We’ve been working with the inventor of a North Carolina-based golf swing trainer since we designed & launched his website last Spring.We started assisting with marketing strategy late this summer, and while we had some early challenges, a lot of good things are finally starting to come together. Here’s what we’re doing:

Author: Jeremy Harrison

November 1, 2008

We’ve been working with the inventor of a North Carolina-based golf swing trainer since we designed & launched his website last Spring.

We started assisting with marketing strategy late this summer, and — while we had some early challenges — a lot of good things are finally starting to come together.

At first, my team was hired to focus on copywriting and search engine optimization. Meanwhile, an online marketing guy in Hawaii was working on Google AdWords campaigns — paying for clicks and trying to convert that traffic into sales.

Their AdWords campaign ran for a few weeks, and they blew through over $2,000 in advertising in a hurry, with only a few sales to show for it. Things were not looking good.
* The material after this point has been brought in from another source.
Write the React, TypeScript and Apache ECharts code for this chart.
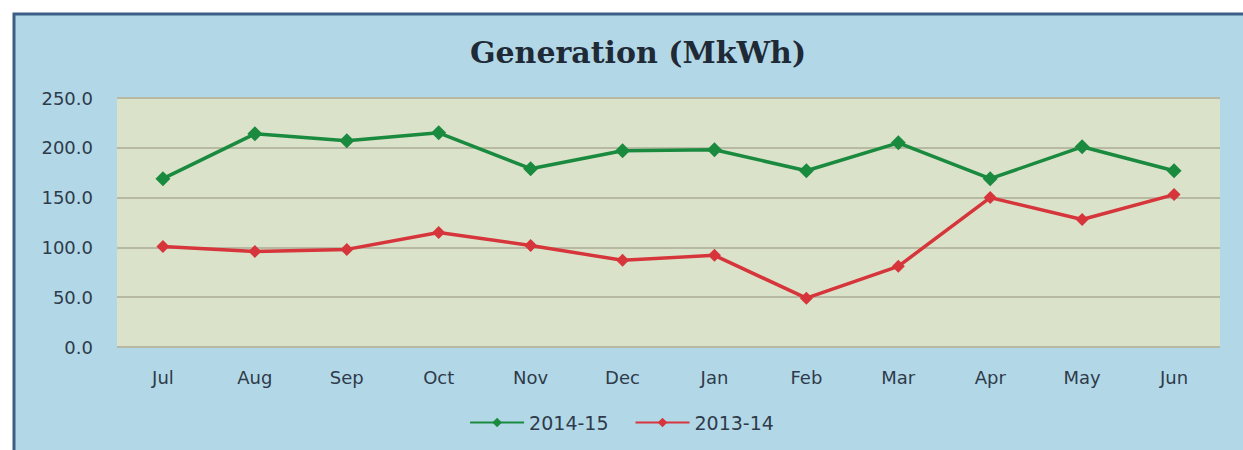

However, the client ended up giving Spire a chance at running the Google AdWords campaigns and I’m optimistic about our first week of testing.

Here’s what we’re doing:

  1. First, we worked with the inventor to create some low budget, golf training videos. The videos had two goals: give away free golf advice from a PGA Pro AND show people how the swing trainer can improve their game. This was based on our observation that people didn’t fully understand what they were buying.

  2. Next, we created a new landing page, designed to improve sales. This new landing page has all the information in one place — product description, a video, interactive way of exploring how the product helps different parts of a golf game, customer testimonials, and “add to cart” buttons.
  3. We eliminated all distractions on the landing page. This is a common problem. If you link prospects to your normal website, there are plenty of distractions, and dozens of choices for them to click. With a page designed to convert sales or leads, it’s important to eliminate all distractions. Visitors on this page have two choices: a) click “Add to Cart” or b) Close the page.
  4. We set it up so our sales pitch will match the customers’ language. When the Google AdWords campaign begins next week, some customers will be searching for a ” golf swing trainer”, others will be searching for a “golf training aid”. Technically, they are the same thing, but speaking the customer’s language makes an enormous impact. Click the following links to see how the verbiage of the landing page will change completely to match the words the customer used in the search. golf swing trainer | golf training aid | attachment to improve your golf swing << these all link to the same page, but note how the text on the page adapts to match the customers language.

  5. We are measuring EVERYTHING. This is the most important detail. I am fairly confident that this new landing page will out-perform the past efforts. However, I won’t know for certain until after the campaign begins. We will be measuring every visitor, every sale, and matching this data with the advertising source they came from. Plus, we’ll be split-testing the results, comparing the new page to the old page. Then we’ll be regularly throwing out the underperforming landing page, and replacing it with a new test version. Over time, we’ll be able to continually refine headlines, ad copy, pricing, and anything else on the page to maximize results.

Our testing this week has been promising. There was a small email campaign running this week, which sent just 130 visitors to the website – but of those 130 visitors, they’ve had 15 sales — nearly 12% conversion rate. Not a bad start!

Next week the Google AdWords campaign begins, where we’ll be testing these landing pages with at least 2,000 visitors. If we can get at least 1.5% of the visitors to buy, we have a profitable landing page. If we see 5%, 10%… or 12%, then the client will be extremely happy, and will be ready to invest a lot more into Google AdWords.  After all, if you can drop $1 into the Google AdWords vending machine, and it spits out $5, $10 or $12 — wouldn’t you keep stuffing in dollar bills at a furious pace?